An international campaign is underway to call for the release of a leading politician and activist who graduated from university in Bristol just over four years ago, and is currently being held in Venezuela with claims he’s being tortured.
Jesús Armas completed his Masters at the University of Bristol in 2019 and 2020, and proudly displayed his graduation certificate on his social media. Since then, he’s gone on to become a leading figure in politics in his native Venezuela, where there have been years of political violence and protest, and President Nicolas Maduro has ruled as an authoritarian leader since 2013.

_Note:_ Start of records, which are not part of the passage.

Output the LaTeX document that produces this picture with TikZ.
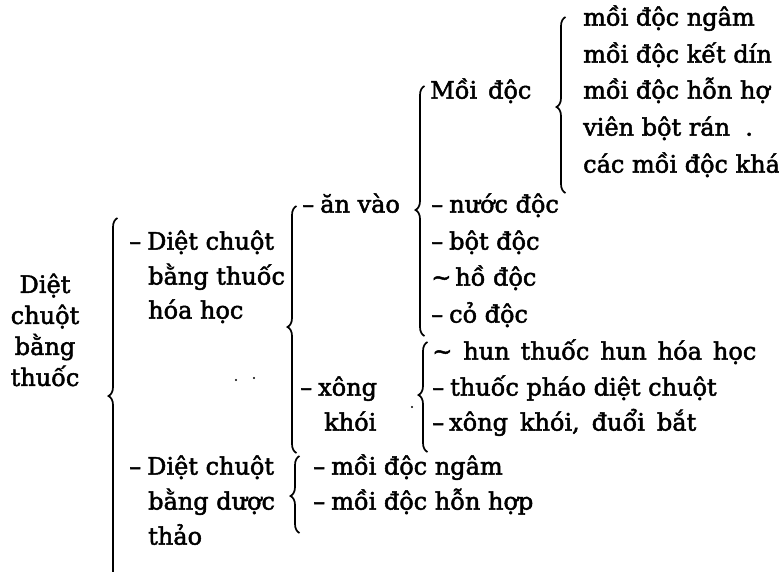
\documentclass[tikz,border=0pt]{standalone}
\usepackage{fontspec}
\setmainfont{DejaVu Serif}[FakeBold=2]
\usetikzlibrary{decorations.pathreplacing}
\newcommand\scanbrace[4]{% line x, top y, tip y, bottom y
  \pgfmathsetmacro\braceasp{(#4-#3)/(#4-#2)}%
  \draw[bracestyle=\braceasp] (#1+4.5,#4) -- (#1+4.5,#2);}
\newcommand\dsh{–\hspace{6pt}}
\newcommand\wordsp[1]{\spaceskip=#1\relax}
\begin{document}
\begin{tikzpicture}[x=1pt,y=-1pt,
  lbl/.style={anchor=mid west, inner sep=0pt, font=\fontsize{24}{28}\selectfont},
  bracestyle/.style={line width=1.7pt, decorate, decoration={brace, amplitude=9pt, aspect=#1}},
  speck/.style={fill=black, draw=none}
]
\clip (0,0) rectangle (779,571);
\fill[white] (0,0) rectangle (779,571);

% root
\node[anchor=center, align=center, inner sep=0pt, font=\fontsize{24}{31}\selectfont] (root) at (45,330) {Diệt\\chuột\\bằng\\thuốc};

% level 1
\node[lbl] (c1) at (129,247) {\dsh Diệt chuột};
\node[lbl] (c1b) at (148,282) {bằng thuốc};
\node[lbl] (c1c) at (148,316) {hóa học};
\node[lbl] (c2) at (129,472) {\dsh Diệt chuột};
\node[lbl] (c2b) at (148,507) {bằng dược};
\node[lbl] (c2c) at (148,542) {thảo};

% level 2
\node[lbl] (a1) at (302,210) {\dsh ăn vào};
\node[lbl] (a2) at (300,393) {\dsh xông};
\node[lbl] (a2b) at (324,428) {khói};
\node[lbl] (d1) at (313,472) {\dsh mồi độc ngâm};
\node[lbl] (d2) at (313,507) {\dsh mồi độc hỗn hợp};

% level 3
\node[lbl] (m0) at (430,96) {Mồi\hspace{11pt}độc};
\node[lbl] (n1) at (431,210) {\dsh nước độc};
\node[lbl] (n2) at (431,247) {\dsh bột độc};
\node[lbl] (n3) at (431,283) {\textasciitilde\,hồ độc};
\node[lbl] (n4) at (431,320) {\dsh cỏ độc};
\node[lbl] (x1) at (432,357) {\wordsp{11pt}\textasciitilde{} hun thuốc hun hóa học};
\node[lbl] (x2) at (432,393) {\dsh thuốc pháo diệt chuột};
\node[lbl] (x3) at (432,428) {\wordsp{12pt}–\hspace{5pt}xông khói, đuổi bắt};

% level 4 (cut by the page edge in the scan)
\node[lbl] (i1) at (583,23) {mồi độc ngâm};
\node[lbl] (i2) at (583,60) {mồi độc kết dín};
\node[lbl] (i3) at (583,96) {mồi độc hỗn hợ};
\node[lbl] (i4) at (583,133) {viên bột rán\ \ .};
\node[lbl] (i5) at (583,170) {các mồi độc khá};

% braces
\scanbrace{113}{218}{396}{600}
\scanbrace{292}{206}{327}{453}
\scanbrace{295}{456}{496}{533}
\scanbrace{420}{86}{210}{336}
\scanbrace{561}{17}{107}{193}
\scanbrace{423}{342}{395}{452}

% specks of the scan
\fill[speck] (236,380) circle (1.1);
\fill[speck] (254,378) circle (1.1);
\fill[speck] (412,407) circle (1.1);
\end{tikzpicture}
\end{document}
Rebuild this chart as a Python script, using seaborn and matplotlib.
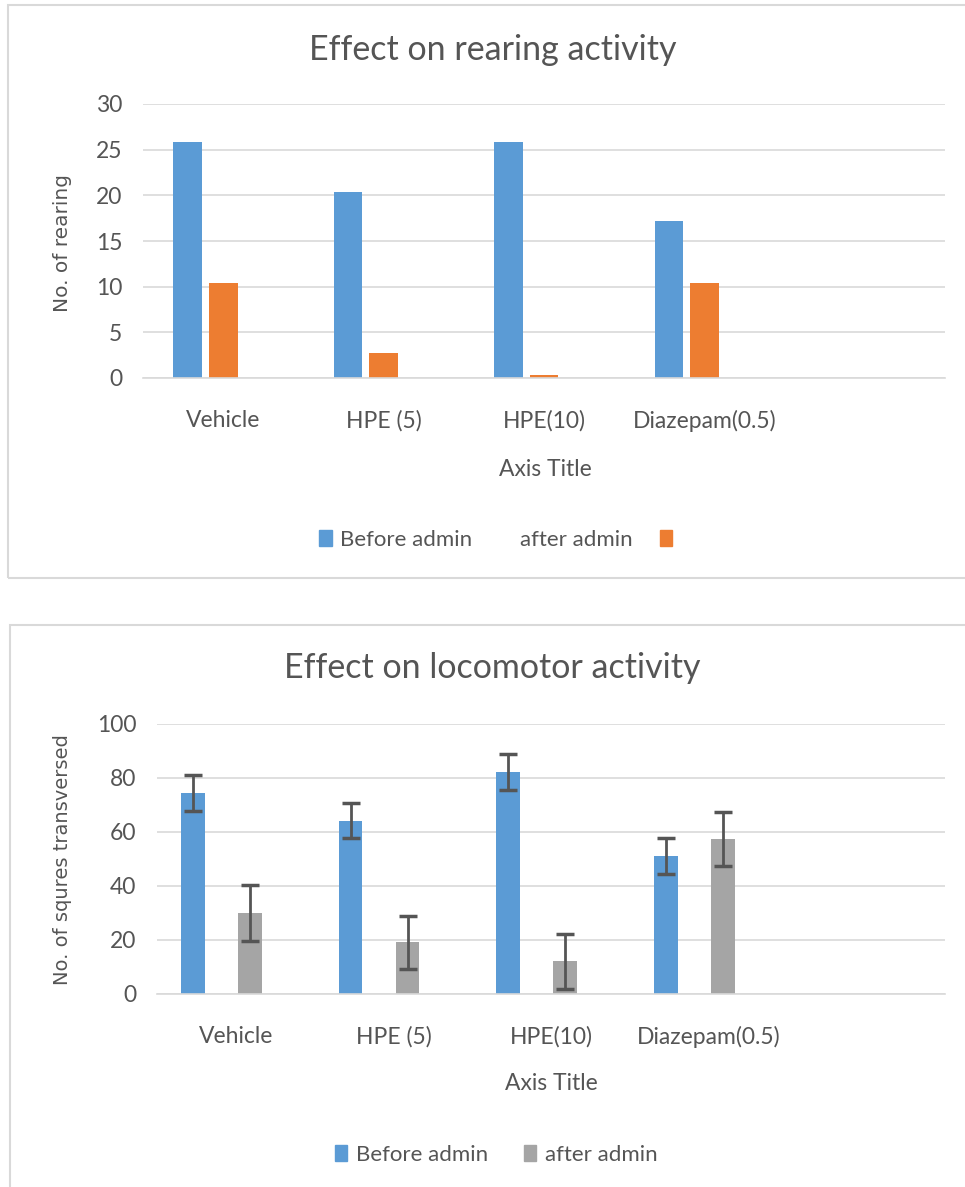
import numpy as np
import pandas as pd
import matplotlib
matplotlib.use("Agg")
import matplotlib.pyplot as plt
import seaborn as sns
from matplotlib.patches import Rectangle, Patch

groups = ["Vehicle", "HPE (5)", "HPE(10)", "Diazepam(0.5)"]

# rearing chart
rear_before = [25.8, 20.4, 25.8, 17.2]
rear_orange = [10.4, 2.7, 0.3, 10.4]

# locomotor chart
loco_before = [74.5, 64.1, 82.1, 51.2]
loco_after = [30.0, 19.1, 12.1, 57.4]
loco_before_err = [6.7, 6.5, 6.7, 6.6]
loco_after_err = [10.2, 9.8, 10.1, 10.0]

BLUE = "#5b9bd5"
ORANGE = "#ed7d31"
GRAY = "#a5a5a5"
TXT = "#555555"
GRID = "#d9d9d9"

sns.set_theme(style="white")
plt.rcParams["font.family"] = ["Lato", "DejaVu Sans"]

W, H = 965, 1187
fig = plt.figure(figsize=(W / 100, H / 100), dpi=100)


def fx(px):
    return px / W


def fy(py):
    return 1 - py / H


# panel borders
fig.patches.append(Rectangle((fx(8), fy(578)), fx(970 - 8), fy(5) - fy(578),
                             transform=fig.transFigure, fill=False, edgecolor=GRID, lw=1.5))
fig.patches.append(Rectangle((fx(10), fy(1195)), fx(970 - 10), fy(625) - fy(1195),
                             transform=fig.transFigure, fill=False, edgecolor=GRID, lw=1.5))


def style_axes(ax, ymax, step):
    ax.set_ylim(0, ymax)
    ax.set_yticks(np.arange(0, ymax + 1, step))
    ax.set_xlim(-0.5, 4.5)
    ax.yaxis.grid(True, color=GRID, lw=1.2)
    ax.set_axisbelow(True)
    for s in ["top", "right", "left"]:
        ax.spines[s].set_visible(False)
    ax.spines["bottom"].set_color(GRID)
    ax.spines["bottom"].set_linewidth(1.2)
    ax.tick_params(axis="both", length=0, colors=TXT, labelsize=16.5)
    ax.tick_params(axis="x", pad=23)
    ax.tick_params(axis="y", pad=15)
    ax.set_xlabel("")
    ax.set_ylabel("")


# ---- top chart: rearing ----
df1 = pd.DataFrame({
    "group": groups * 2,
    "series": ["Before admin"] * 4 + ["orange"] * 4,
    "value": rear_before + rear_orange,
})
ax1 = fig.add_axes([fx(143), fy(378), fx(945 - 143), fy(104) - fy(378)])
sns.barplot(data=df1, x="group", y="value", hue="series",
            hue_order=["Before admin", "orange", "after admin"],
            palette={"Before admin": BLUE, "orange": ORANGE, "after admin": GRAY},
            order=groups, width=0.664, gap=0.19, saturation=1, linewidth=0,
            errorbar=None, legend=False, ax=ax1)
style_axes(ax1, 30, 5)

fig.text(fx(493), fy(50), "Effect on rearing activity", ha="center", va="center",
         fontsize=24.5, color=TXT)
fig.text(fx(63), fy(243), "No. of rearing", rotation=90, ha="center", va="center",
         fontsize=14.5, color=TXT, family="DejaVu Sans")
fig.text(fx(545), fy(469), "Axis Title", ha="center", va="center", fontsize=16.5, color=TXT)

h1 = [Patch(color=BLUE), Patch(color="none"), Patch(color=ORANGE)]
fig.legend(h1, ["Before admin", "after admin", ""], loc="center",
           bbox_to_anchor=(fx(500), fy(540)), ncol=3, frameon=False,
           fontsize=16, labelcolor=TXT, handlelength=0.55, handleheight=0.75,
           handletextpad=0.4, columnspacing=1.2)

# ---- bottom chart: locomotor ----
df2 = pd.DataFrame({
    "group": groups * 2,
    "series": ["Before admin"] * 4 + ["after admin"] * 4,
    "value": loco_before + loco_after,
})
ax2 = fig.add_axes([fx(157), fy(994), fx(945 - 157), fy(724) - fy(994)])
sns.barplot(data=df2, x="group", y="value", hue="series",
            hue_order=["Before admin", "s2", "after admin", "s4"],
            palette={"Before admin": BLUE, "s2": ORANGE, "after admin": GRAY, "s4": GRID},
            order=groups, width=0.723, gap=0.17, saturation=1, linewidth=0,
            errorbar=None, legend=False, ax=ax2)
style_axes(ax2, 100, 20)

bar_sets = [c for c in ax2.containers if len(c.patches) > 0]
for cont, errs in zip(bar_sets, [loco_before_err, loco_after_err]):
    xs = [p.get_x() + p.get_width() / 2 for p in cont.patches]
    ys = [p.get_height() for p in cont.patches]
    ax2.errorbar(xs, ys, yerr=errs, fmt="none", ecolor=TXT, elinewidth=2,
                 capsize=6.5, capthick=2.5)

fig.text(fx(492), fy(668), "Effect on locomotor activity", ha="center", va="center",
         fontsize=24.5, color=TXT)
fig.text(fx(63), fy(860), "No. of squres transversed", rotation=90, ha="center",
         va="center", fontsize=14, color=TXT, family="DejaVu Sans")
fig.text(fx(551), fy(1083), "Axis Title", ha="center", va="center", fontsize=16.5, color=TXT)

h2 = [Patch(color=BLUE), Patch(color=GRAY)]
fig.legend(h2, ["Before admin", "after admin"], loc="center",
           bbox_to_anchor=(fx(496), fy(1155)), ncol=2, frameon=False,
           fontsize=16, labelcolor=TXT, handlelength=0.55, handleheight=0.75,
           handletextpad=0.4, columnspacing=1.6)

fig.savefig("out.png", dpi=100)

Armas played an important role in the opposition campaign during the elections in July this year, with opponents of the president claiming they had won the election but it had been rigged by the president, who has held on to power. Friends and supporters of Jesús Armas say he was ‘kidnapped and disappeared’ by the Government forces on December 10, and since then a campaign calling for his release has been growing in Venezuela, the US and the UK.
“Armas is a longtime defender of freedom and democracy and a personal friend,” said Annabel Deegan, a former CNN editor. “I met him during a fellowship we did together at the McCain Institute last year. He is also an Obama Foundation scholar. He completed his Masters at Bristol University after receiving a Chevening Fellowship.
Venezuelan politician and campaigner Jesus Arnas, in Bristol in 2019 and 2020
(Image: Jesus Arnas/Instagram)
“We now know Armas is being held at El Helicoide, a well-known torture centre in Caracas under the custody of the SEBIN, Venezuela’s political police. His family claim he has been tortured by them during the days he was forcibly disappeared.
“Jesús has previously written from hiding about the repression in Venezuela including the imprisonment of campaigners. Opposition activists have collected evidence that proves Edmundo González was elected,” she added.
Opposition campaigners in Venezuela claim that, since the July elections, and in the run up to President Maduro’s re-inauguration day in early January, more than 2,000 people involved in the election campaign have been detained.
The man who stood against President Maduro in the presidential elections in the summer, Edmundo Gonzalez Urrutia, has fled the country and sought asylum in Spain, saying he feared for his safety. Another opposition leader, Maria Corina Machado, called on Armas to be released. On her X account, she said the politician “was kidnapped tonight by agents of the regime,” adding: “We will not rest until we free him and all Venezuelans.”